(SET EXERCISE)
Among the lines of the listing below, retype exactly those from the one containing "Write a Python" through the one containing "fig = go.Figure()", both included. Do not include pictures.

(EXTRACTED INFORMATION)
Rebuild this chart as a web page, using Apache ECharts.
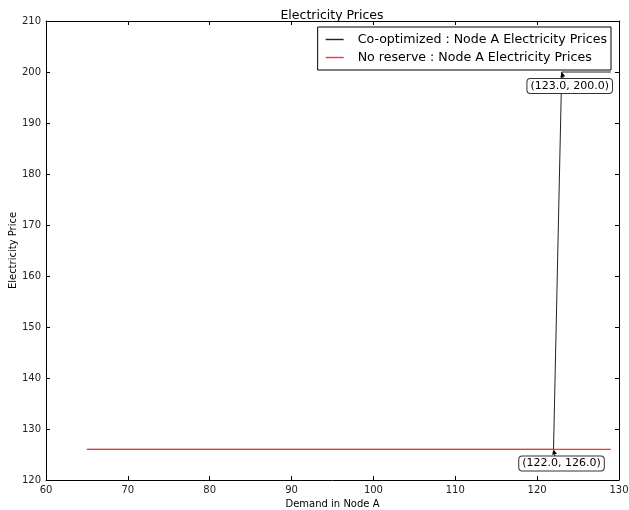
<!DOCTYPE html>
<html><head><meta charset="utf-8">
<script src="https://cdn.jsdelivr.net/npm/echarts@6/dist/echarts.min.js"></script>
<style>html,body{margin:0;padding:0;background:#fff}#chart{width:629px;height:510px}</style>
</head><body><div id="chart"></div>
<script>
// Co-optimized price curve for node A (breakpoints of the step)
const demandCoOpt = [65, 122, 123, 129];
const priceCoOpt = [126, 126, 200, 200];
// Price without reserve co-optimization
const demandNoReserve = [65, 129];
const priceNoReserve = [126, 126];
// Points called out with a value label
const calloutX = [123, 122];
const calloutY = [200, 126];

const FONT = 'DejaVu Sans';
const RED = '#ff3030';
const chart = echarts.init(document.getElementById('chart'), null, { renderer: 'canvas' });

function axisCommon(extra) {
  return Object.assign({
    type: 'value',
    axisLine: { show: true, onZero: false, lineStyle: { color: '#000', width: 1 } },
    axisTick: { show: true, inside: true, length: 4, lineStyle: { color: '#000' } },
    splitLine: { show: false },
    axisLabel: { color: '#222', fontFamily: FONT, fontSize: 10 }
  }, extra);
}

chart.setOption({
  animation: false,
  backgroundColor: '#fff',
  title: {
    text: 'Electricity Prices', left: 327, top: 4, textAlign: 'center',
    textStyle: { fontFamily: FONT, fontSize: 12.5, fontWeight: 'normal', color: '#000' }
  },
  grid: { left: 46, right: 10, top: 21, bottom: 30, outerBoundsMode: 'none', containLabel: false },
  legend: {
    orient: 'vertical', right: 18, top: 27, icon: 'rect', itemWidth: 18, itemHeight: 1.4,
    itemGap: 5, padding: [6, 4, 6, 8], borderColor: '#000', borderWidth: 1,
    backgroundColor: '#fff',
    textStyle: { fontFamily: FONT, fontSize: 12.6, color: '#000', padding: [0, 0, 0, 9] },
    data: ['Co-optimized : Node A Electricity Prices', 'No reserve : Node A Electricity Prices']
  },
  xAxis: [
    axisCommon({ min: 60, max: 130, interval: 10, position: 'bottom',
      name: 'Demand in Node A', nameLocation: 'middle', nameGap: 19, nameMoveOverlap: false,
      nameTextStyle: { fontFamily: FONT, fontSize: 10, color: '#000' },
      axisLabel: { color: '#222', fontFamily: FONT, fontSize: 10, margin: 5 } }),
    axisCommon({ min: 60, max: 130, interval: 10, position: 'top', axisLabel: { show: false } })
  ],
  yAxis: [
    axisCommon({ min: 120, max: 210, interval: 10, position: 'left',
      name: 'Electricity Price', nameLocation: 'middle', nameGap: 28, nameMoveOverlap: false,
      nameTextStyle: { fontFamily: FONT, fontSize: 10, color: '#000' },
      axisLabel: { color: '#222', fontFamily: FONT, fontSize: 10, margin: 5 } }),
    axisCommon({ min: 120, max: 210, interval: 10, position: 'right', axisLabel: { show: false } })
  ],
  series: [
    {
      name: 'Co-optimized : Node A Electricity Prices', type: 'line', showSymbol: false,
      data: demandCoOpt.map((d, i) => [d, priceCoOpt[i]]),
      color: '#222', lineStyle: { color: '#222', width: 1 }, z: 2
    },
    {
      name: 'No reserve : Node A Electricity Prices', type: 'line', showSymbol: false,
      data: demandNoReserve.map((d, i) => [d, priceNoReserve[i]]),
      color: RED, lineStyle: { color: RED, width: 1.3 }, z: 3
    }
  ]
});

// Value callouts: rounded label box below-right of the point, with a small arrow
function drawCallouts() {
  const elements = [];
  calloutX.forEach((x, i) => {
    const y = calloutY[i];
    const p = chart.convertToPixel({ gridIndex: 0 }, [x, y]);
    const cx = p[0] + 8, cy = p[1] + 14;
    const tail = [p[0] + 1.5, cy - 7];
    const dx = p[0] - tail[0], dy = p[1] - tail[1];
    const len = Math.hypot(dx, dy), ux = dx / len, uy = dy / len;
    const hb = [p[0] - ux * 5, p[1] - uy * 5];
    elements.push({
      type: 'line', z: 10,
      shape: { x1: tail[0], y1: tail[1], x2: hb[0], y2: hb[1] },
      style: { stroke: '#000', lineWidth: 1 }
    });
    elements.push({
      type: 'polygon', z: 10,
      shape: { points: [[p[0], p[1]], [hb[0] - uy * 2.5, hb[1] + ux * 2.5], [hb[0] + uy * 2.5, hb[1] - ux * 2.5]] },
      style: { fill: '#000' }
    });
    elements.push({
      type: 'text', z: 11, x: cx, y: cy,
      style: {
        text: '(' + x.toFixed(1) + ', ' + y.toFixed(1) + ')',
        fontFamily: FONT, fontSize: 11, fill: '#000', align: 'center', verticalAlign: 'middle',
        backgroundColor: '#fff', borderColor: '#333', borderWidth: 1, borderRadius: 3,
        padding: [2, 3, 1, 3]
      }
    });
  });
  chart.setOption({ graphic: { elements: elements } });
}
drawCallouts();
</script>
</body></html>
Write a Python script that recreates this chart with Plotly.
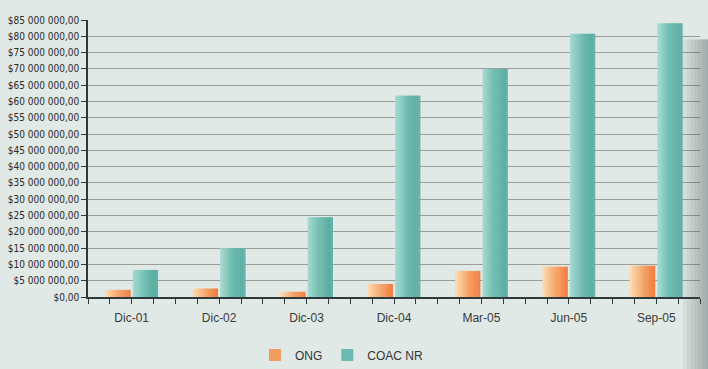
import plotly.graph_objects as go

# Quarterly balances (in dollars) per category
categories = ["Dic-01", "Dic-02", "Dic-03", "Dic-04", "Mar-05", "Jun-05", "Sep-05"]
ong_values = [2_200_000, 2_600_000, 1_600_000, 4_000_000, 8_000_000, 9_300_000, 9_600_000]
coac_values = [8_300_000, 15_000_000, 24_500_000, 61_800_000, 70_000_000, 80_800_000, 84_000_000]

y_tick_values = list(range(0, 85_000_001, 5_000_000))


def money(v):
    if v == 0:
        return "$0,00"
    return "$" + f"{v:,}".replace(",", " ") + ",00"


y_tick_labels = [money(v) for v in y_tick_values]

positions = list(range(len(categories)))

BG = "#e0e9e5"
AXIS = "#2d3a39"
LABEL_FONT = "Liberation Sans, Arial, Helvetica, sans-serif"
NARROW_FONT = "Liberation Sans Narrow, Arial Narrow, DejaVu Sans Condensed, sans-serif"

# Horizontal colour ramps used to shade each bar (left edge -> right edge)
ong_ramp = [(0.0, (252, 222, 180)), (0.5, (246, 166, 106)), (1.0, (240, 122, 60))]
coac_ramp = [(0.0, (168, 219, 210)), (0.45, (112, 189, 178)), (0.85, (92, 173, 163)), (1.0, (102, 180, 170))]


def ramp_color(ramp, t):
    for (t0, c0), (t1, c1) in zip(ramp, ramp[1:]):
        if t0 <= t <= t1:
            f = (t - t0) / (t1 - t0) if t1 > t0 else 0
            r, g, b = (round(a + (bb - a) * f) for a, bb in zip(c0, c1))
            return f"rgb({r},{g},{b})"
    r, g, b = ramp[-1][1]
    return f"rgb({r},{g},{b})"


BAR_W = 0.29
STRIPS = 12
strip_w = BAR_W / STRIPS

fig = go.Figure()


def add_shaded_bars(name, values, start, ramp, legend_strip):
    for k in range(STRIPS):
        t = (k + 0.5) / STRIPS
        fig.add_trace(
            go.Bar(
                x=positions,
                y=values,
                width=strip_w + (0.004 if k < STRIPS - 1 else 0),
                offset=start + k * strip_w,
                marker=dict(color=ramp_color(ramp, t), line=dict(width=0)),
                name=name,
                legendgroup=name,
                showlegend=(k == legend_strip),
                hovertemplate=name + ": %{y:$,.2f}<extra></extra>",
            )
        )


add_shaded_bars("ONG", ong_values, -0.302, ong_ramp, 7)
add_shaded_bars("COAC NR", coac_values, 0.012, coac_ramp, 6)

# Soft page-edge shading along the right border: overlapping translucent
# layers that all run to the edge, so the tone deepens towards the border
EDGE_STEPS = 16
EDGE_X0, EDGE_X1 = 0.972, 1.075
for i in range(EDGE_STEPS):
    x0 = EDGE_X0 + i * (EDGE_X1 - EDGE_X0) / EDGE_STEPS
    fig.add_shape(
        type="rect", xref="paper", yref="paper",
        x0=x0, x1=EDGE_X1, y0=-0.3, y1=0.93,
        fillcolor="#4a4f4f", opacity=0.07, line=dict(width=0), layer="above",
    )

fig.update_layout(
    width=708,
    height=369,
    margin=dict(l=74, r=8, t=20, b=72),
    paper_bgcolor=BG,
    plot_bgcolor=BG,
    barmode="overlay",
    showlegend=True,
    legend=dict(
        orientation="h",
        xref="container", yref="container",
        x=0.483, xanchor="center",
        y=0.038, yanchor="middle",
        font=dict(family=LABEL_FONT, size=12, color="#333333"),
        bgcolor="rgba(0,0,0,0)",
        itemwidth=30,
    ),
    xaxis=dict(
        type="linear",
        range=[-0.5, 6.5],
        tickmode="array",
        tickvals=positions,
        ticktext=categories,
        ticks="outside",
        ticklen=5,
        tickcolor=AXIS,
        ticklabelstandoff=4,
        showline=True,
        linecolor=AXIS,
        linewidth=2,
        showgrid=False,
        zeroline=False,
        tickfont=dict(family=LABEL_FONT, size=12, color="#3a3a3a"),
        minor=dict(tick0=-0.5, dtick=0.25, ticks="outside", ticklen=5, tickcolor=AXIS, showgrid=False),
    ),
    yaxis=dict(
        range=[0, 85_000_000],
        tickmode="array",
        tickvals=y_tick_values,
        ticktext=y_tick_labels,
        ticks="outside",
        ticklen=5,
        tickcolor=AXIS,
        showline=True,
        linecolor=AXIS,
        linewidth=1.5,
        showgrid=True,
        gridcolor="#9c9e96",
        gridwidth=1,
        zeroline=False,
        tickfont=dict(family=NARROW_FONT, size=10, color="#2a2a2a"),
    ),
)

fig.write_html("out.html")
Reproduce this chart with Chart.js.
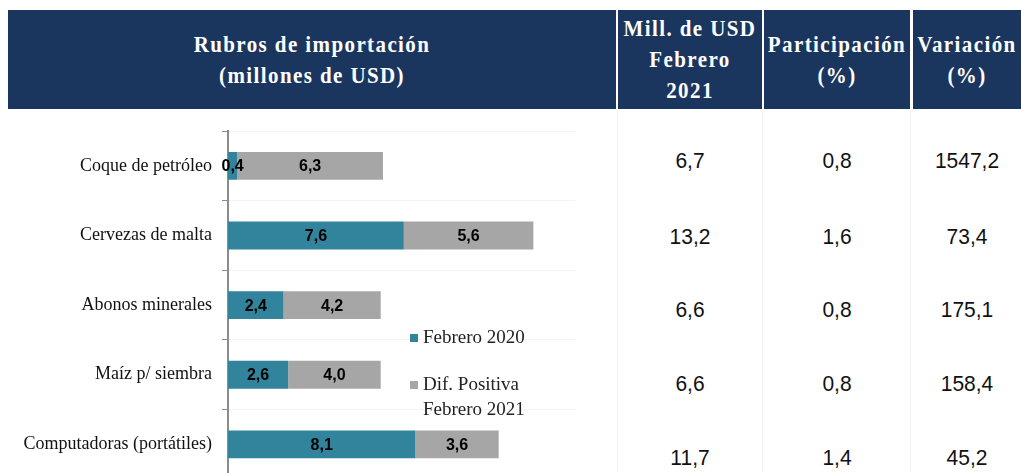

(TASK RESULT)
Write a Python script that recreates this chart with Plotly.
import plotly.graph_objects as go

# Quarterly balances (in dollars) per category
categories = ["Dic-01", "Dic-02", "Dic-03", "Dic-04", "Mar-05", "Jun-05", "Sep-05"]
ong_values = [2_200_000, 2_600_000, 1_600_000, 4_000_000, 8_000_000, 9_300_000, 9_600_000]
coac_values = [8_300_000, 15_000_000, 24_500_000, 61_800_000, 70_000_000, 80_800_000, 84_000_000]

y_tick_values = list(range(0, 85_000_001, 5_000_000))


def money(v):
    if v == 0:
        return "$0,00"
    return "$" + f"{v:,}".replace(",", " ") + ",00"


y_tick_labels = [money(v) for v in y_tick_values]

positions = list(range(len(categories)))

BG = "#e0e9e5"
AXIS = "#2d3a39"
LABEL_FONT = "Liberation Sans, Arial, Helvetica, sans-serif"
NARROW_FONT = "Liberation Sans Narrow, Arial Narrow, DejaVu Sans Condensed, sans-serif"

# Horizontal colour ramps used to shade each bar (left edge -> right edge)
ong_ramp = [(0.0, (252, 222, 180)), (0.5, (246, 166, 106)), (1.0, (240, 122, 60))]
coac_ramp = [(0.0, (168, 219, 210)), (0.45, (112, 189, 178)), (0.85, (92, 173, 163)), (1.0, (102, 180, 170))]


def ramp_color(ramp, t):
    for (t0, c0), (t1, c1) in zip(ramp, ramp[1:]):
        if t0 <= t <= t1:
            f = (t - t0) / (t1 - t0) if t1 > t0 else 0
            r, g, b = (round(a + (bb - a) * f) for a, bb in zip(c0, c1))
            return f"rgb({r},{g},{b})"
    r, g, b = ramp[-1][1]
    return f"rgb({r},{g},{b})"


BAR_W = 0.29
STRIPS = 12
strip_w = BAR_W / STRIPS

fig = go.Figure()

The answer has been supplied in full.